Anyway… so I go in expecting it to suck. Only, it doesn’t. One guy starts shouting orders and, lo and behold, people listen. We win, 3-0. Yeah!! So, I re-enter the Warsong queue, and twice more I get in, and twice more we win. Awesome! Then I guess people stop joining, or perhaps too many people are in queue, so I head back to lowbie quest fulfillment. A short while later, an Arathi Basin call comes in. Whoosh…

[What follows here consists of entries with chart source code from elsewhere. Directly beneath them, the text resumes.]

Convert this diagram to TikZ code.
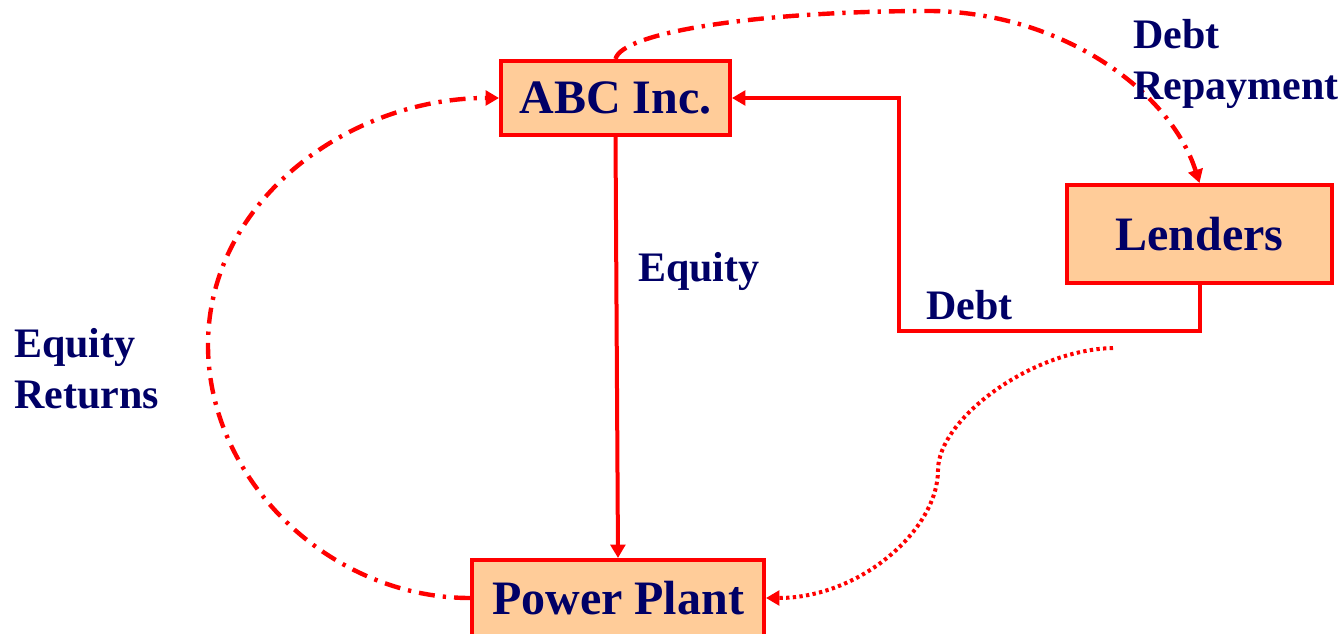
\documentclass[tikz,border=0pt]{standalone}
\usepackage{fontspec}
\setmainfont{Liberation Serif}
\usetikzlibrary{arrows.meta}
\definecolor{peach}{RGB}{255,204,153}
\definecolor{navy}{RGB}{0,0,102}
\begin{document}
\begin{tikzpicture}[x=0.75pt,y=-0.75pt,
  box/.style={draw=red, line width=3pt, fill=peach, text=navy,
    font=\bfseries\fontsize{36}{40}\selectfont, inner sep=0pt},
  lbl/.style={text=navy, font=\bfseries\fontsize{31.5}{38.25}\selectfont,
    inner sep=0pt, align=left, anchor=base west},
  link/.style={draw=red, line width=3pt, -{Triangle[length=10pt,width=11pt]}},
  dashdot/.style={line width=3.3pt, dash pattern=on 12pt off 6pt on 2.5pt off 6pt},
  dots/.style={dash pattern=on 2.5pt off 2.5pt}]
\clip (0,0) rectangle (1342,634);
\node[box, minimum width=171.75pt, minimum height=55.5pt] (abc) at (615.5,98) {ABC Inc.};
\node[box, minimum width=198.75pt, minimum height=73.5pt] (lenders) at (1199.5,234) {Lenders};
\node[box, minimum width=219pt, minimum height=57pt] (pp) at (618,598) {Power Plant};

\coordinate (dc) at (899,331);
\coordinate (rtop) at (930,11);
\coordinate (eleft) at (208,345);
\coordinate (dstart) at (1113,348);
\coordinate (dmid) at (938,470);

% Equity
\draw[link] (abc.south) -- (pp.north);
% Debt
\draw[link] (lenders.south) |- (dc) |- (abc.east);
% Debt repayment
\draw[link, dashdot] (abc.north) .. controls (622,32) and (760,11) .. (rtop)
  .. controls (1060,12) and (1170,90) .. (lenders.north);
% Equity returns
\draw[link, dashdot] (pp.west) .. controls (330,598) and (208,480) .. (eleft)
  .. controls (208,200) and (350,98) .. (abc.west);
% Dotted flow
\draw[link, dots] (dstart) .. controls (1030,350) and (938,420) .. (dmid)
  .. controls (938,530) and (860,598) .. (pp.east);

\node[lbl] (leq) at (638,282) {Equity};
\node[lbl] (ldebt) at (926,320) {Debt};
\node[lbl] (lrep) at (1133,100) {Debt\\Repayment};
\node[lbl] (lret) at (14,408) {Equity\\Returns};
\end{tikzpicture}
\end{document}
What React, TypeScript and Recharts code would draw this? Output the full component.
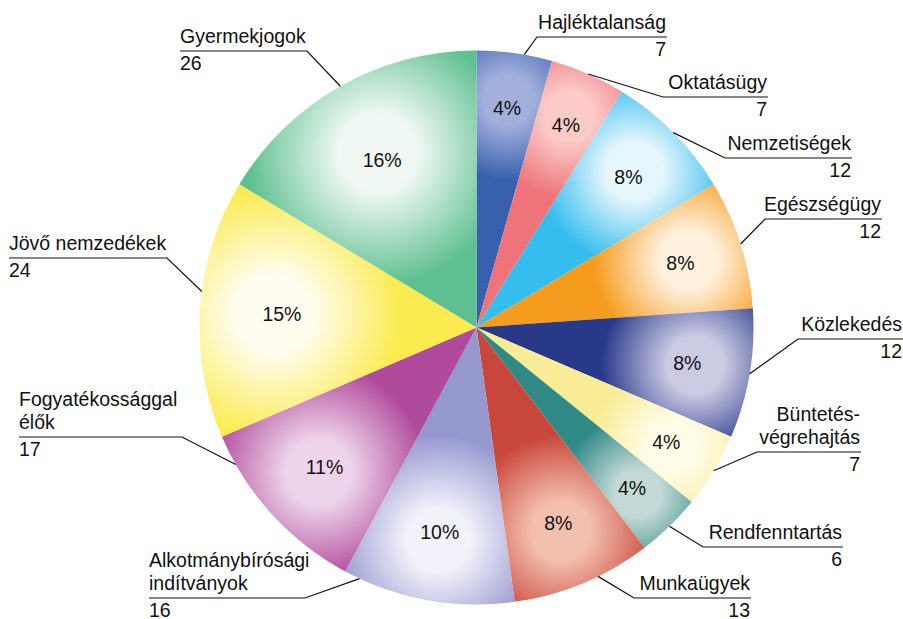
import React from 'react';
import { PieChart, Pie, Cell } from 'recharts';

const categories = [
  'Hajléktalanság',
  'Oktatásügy',
  'Nemzetiségek',
  'Egészségügy',
  'Közlekedés',
  'Büntetés-\nvégrehajtás',
  'Rendfenntartás',
  'Munkaügyek',
  'Alkotmánybírósági\nindítványok',
  'Fogyatékossággal\nélők',
  'Jövő nemzedékek',
  'Gyermekjogok',
];
const counts = [7, 7, 12, 12, 12, 7, 6, 13, 16, 17, 24, 26];

const edgeColors = [
  '#3760ae', '#ee747a', '#35bdee', '#f59c1e', '#28398a', '#f8ed96',
  '#2f8a86', '#c8463a', '#9598ce', '#b04a9c', '#fbeb4e', '#5ebf90',
];
const lightColors = [
  '#a3b0dc', '#fccbc8', '#e6f6fd', '#fff1de', '#cccbe4', '#fffce8',
  '#c2d9d6', '#f3bfae', '#f2f2fb', '#eed4ea', '#fffdf0', '#eff8f2',
];

// label placement (underline extents, side, leader angle tweak)
const labelLayout = [
  { side: 'R', x1: 537, x2: 667, y: 37, da: -2 },
  { side: 'R', x1: 663, x2: 768, y: 97, da: 0 },
  { side: 'R', x1: 725, x2: 852, y: 158, da: 0 },
  { side: 'R', x1: 765, x2: 882, y: 219, da: 0 },
  { side: 'R', x1: 798, x2: 903, y: 339, da: 0 },
  { side: 'R', x1: 757, x2: 861, y: 452, da: 0 },
  { side: 'R', x1: 703, x2: 843, y: 547, da: 0 },
  { side: 'R', x1: 634, x2: 751, y: 598, da: 3.4 },
  { side: 'L', x1: 149, x2: 305, y: 598, da: -14.8 },
  { side: 'L', x1: 19, x2: 182, y: 437, da: -12.8 },
  { side: 'L', x1: 9, x2: 167, y: 258, da: -3.5 },
  { side: 'L', x1: 180, x2: 307, y: 51, da: 0 },
];

const data = categories.map((name, i) => ({ name, value: counts[i] }));
const RAD = Math.PI / 180;
const FONT = '"Liberation Sans", Arial, Helvetica, sans-serif';

function renderLabel(props: any) {
  const { cx, cy, midAngle, outerRadius, percent, index } = props;
  const R = outerRadius;
  const pt = (r: number, a: number) => [cx + r * Math.cos(-a * RAD), cy + r * Math.sin(-a * RAD)];
  const f = 0.84 - 0.9 * percent;
  const [px, py] = pt(R * f, midAngle);
  const [gx, gy] = pt(R * (f + 0.03), midAngle);
  const gr = 62 + 430 * percent;
  const L = labelLayout[index];
  const [sx, sy] = pt(R, midAngle + L.da);
  const ex = L.side === 'R' ? L.x1 : L.x2;
  const lines = categories[index].split('\n');
  const tx = L.side === 'R' ? L.x2 - 1 : L.x1;
  const anchor = L.side === 'R' ? 'end' : 'start';
  const nameBase = L.y - 8.5;
  return (
    <g>
      <defs>
        <radialGradient id={`grad${index}`} gradientUnits="userSpaceOnUse" cx={gx} cy={gy} r={gr}>
          <stop offset="0" stopColor={lightColors[index]} />
          <stop offset="0.3" stopColor={lightColors[index]} />
          <stop offset="1" stopColor={edgeColors[index]} />
        </radialGradient>
      </defs>
      <text x={px} y={py} textAnchor="middle" dominantBaseline="central" fontFamily={FONT} fontSize={19.5} fill="#111">
        {Math.round(percent * 100)}%
      </text>
      <polyline
        points={`${sx},${sy} ${ex},${L.y} ${L.side === 'R' ? L.x2 : L.x1},${L.y}`}
        fill="none"
        stroke="#111"
        strokeWidth={1.2}
      />
      {lines.map((ln, k) => (
        <text
          key={k}
          x={tx}
          y={nameBase - (lines.length - 1 - k) * 23}
          textAnchor={anchor}
          fontFamily={FONT}
          fontSize={19.5}
          fill="#111"
        >
          {ln}
        </text>
      ))}
      <text x={tx} y={L.y + 18.5} textAnchor={anchor} fontFamily={FONT} fontSize={19.5} fill="#111">
        {counts[index]}
      </text>
    </g>
  );
}

export default function App() {
  return (
    <div style={{ position: 'absolute', left: 0, top: 0, width: 903, height: 619, background: '#ffffff' }}>
      <PieChart width={903} height={619} margin={{ top: 0, right: 0, bottom: 0, left: 0 }}>
        <Pie
          data={data}
          dataKey="value"
          nameKey="name"
          cx={476.5}
          cy={327.5}
          outerRadius={277}
          startAngle={90}
          endAngle={-270}
          stroke="none"
          label={renderLabel}
          labelLine={false}
          isAnimationActive={false}
        >
          {data.map((d, i) => (
            <Cell key={d.name} fill={`url(#grad${i})`} />
          ))}
        </Pie>
      </PieChart>
    </div>
  );
}
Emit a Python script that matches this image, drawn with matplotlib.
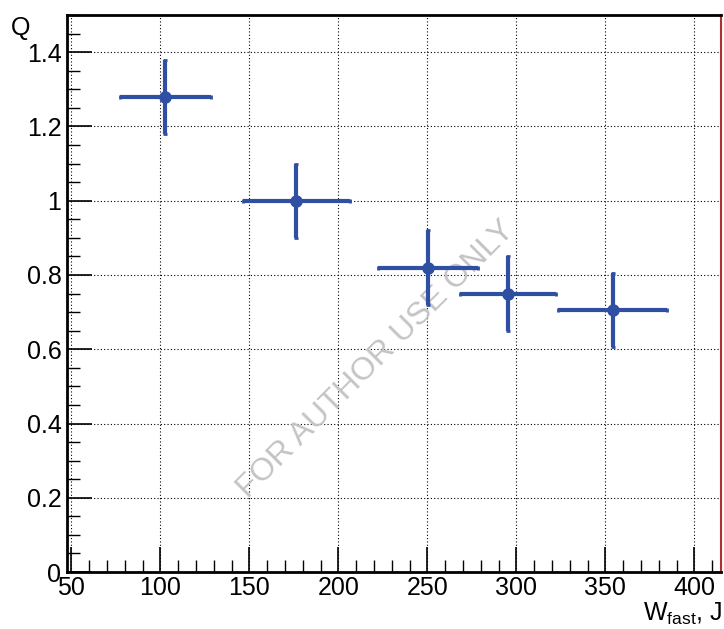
import numpy as np
import matplotlib.pyplot as plt
from matplotlib.ticker import MultipleLocator

plt.rcParams['font.family'] = ['Liberation Sans', 'DejaVu Sans']

# data
w_fast = np.array([102.8, 176.4, 250.4, 295.2, 354.0])
w_err = np.array([25.4, 30.2, 28.3, 26.8, 30.5])
q = np.array([1.28, 1.00, 0.82, 0.75, 0.705])
q_err = np.array([0.10, 0.10, 0.10, 0.10, 0.10])

fig = plt.figure(figsize=(7.24, 6.29), dpi=100)
ax = fig.add_axes([0.0925, 0.0906, 0.9035, 0.8854])

ax.errorbar(w_fast, q, xerr=w_err, yerr=q_err, fmt='o', color='#2f4fa2',
            ms=8, elinewidth=3, capsize=1.5, capthick=2, zorder=3)

ax.set_xlim(47.5, 415)
ax.set_ylim(0, 1.5)
ax.xaxis.set_major_locator(MultipleLocator(50))
ax.xaxis.set_minor_locator(MultipleLocator(10))
ax.yaxis.set_major_locator(MultipleLocator(0.2))
ax.yaxis.set_minor_locator(MultipleLocator(0.05))
ax.set_yticks(np.arange(0, 1.41, 0.2))
ax.set_yticklabels(['0', '0.2', '0.4', '0.6', '0.8', '1', '1.2', '1.4'])

ax.tick_params(which='major', direction='in', length=18, width=1.2,
               labelsize=18, pad=4)
ax.tick_params(which='minor', direction='in', length=9, width=1.0)
ax.tick_params(top=False, right=False, which='both')
ax.tick_params(axis='x', pad=3)

ax.grid(True, which='major', linestyle=(0, (1, 2)), color='black', linewidth=0.8)

for s in ['left', 'bottom', 'top']:
    ax.spines[s].set_linewidth(2)
    ax.spines[s].set_color('black')
ax.spines['right'].set_linewidth(1.5)
ax.spines['right'].set_color('#b03030')

fig.text(0.015, 0.945, 'Q', fontsize=18)
fig.text(0.998, 0.003, r'W$_{\mathregular{fast}}$, J', fontsize=18, ha='right', va='bottom')

ax.text(0.472, 0.382, 'FOR AUTHOR USE ONLY', transform=ax.transAxes,
        rotation=45, fontsize=23, color='#c4c4c4', ha='center', va='center',
        zorder=2)

fig.savefig('out.png', dpi=100)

So, Arathi Basin, like Warsong, seems to just suck for Alliance. And it doesn’t fail to disappoint in the first round. After asking to be invited to the raid a few times, I start inviting people. Most of them are in groups already, in the raid. I do invite three people to my group: two priests and a druid. All the healers in Arathi were not in groups. At this point some of the people start bitching about lack of healing, so I explain the situation. They start arguing that you don’t need to be grouped to heal. I explain about group heals, and the fact that Power Word: Shield can only be cast on group or raid members. All the other healers back me up, but some of the melees (rogues mostly) continue to say we don’t need to be grouped. I finally relent, “Hey, you’re right, we don’t NEED to be grouped, it just makes it about 10,000 times easier, especially since most of us have CTRaid_Assist installed and can easily target and heal anyone in range in the raid IF THERE WAS A RAID FORMED AND WE WERE ACTUALLY INVITED INTO IT.” Just then, the pop up for Warsong springs up on my screen. I click it and zip over to Warsong. I’m about to leave my group when I notice that they are all also in Warsong. We stick together and put down the most awesome 4 healer defense ever. Another Warsong victory.

After Warsong, I go back to the queues. Immediately Arathi Basin pops up. I’m hesitant, but I go in anyway. The good leader from the earlier Warsongs is in there. He gives commands, and people actually listen. Its a tough fight (I think the Horde side had more “raid level” players, because by far their outfits were sillier and they were really hard to kill), but we managed to eek out a victory by a mere 50 or so points (2000 to 1940/1950).

Finally, as I’m about to queue up again, the Alterac Valley gong sounds and I zip in quick. Normally I come into Alterac toward the end. All the towers are gone, and its the weakening dregs of an 8 hour zerg fest who remain emboldened by a few new players. But this was a new start. Immediately everyone rushed forward to try to take a new graveyard. The entire half-hour I was there, we fought at this location. We pushed up and down the hillside, getting so close to the flag at times. And then my computer locked up.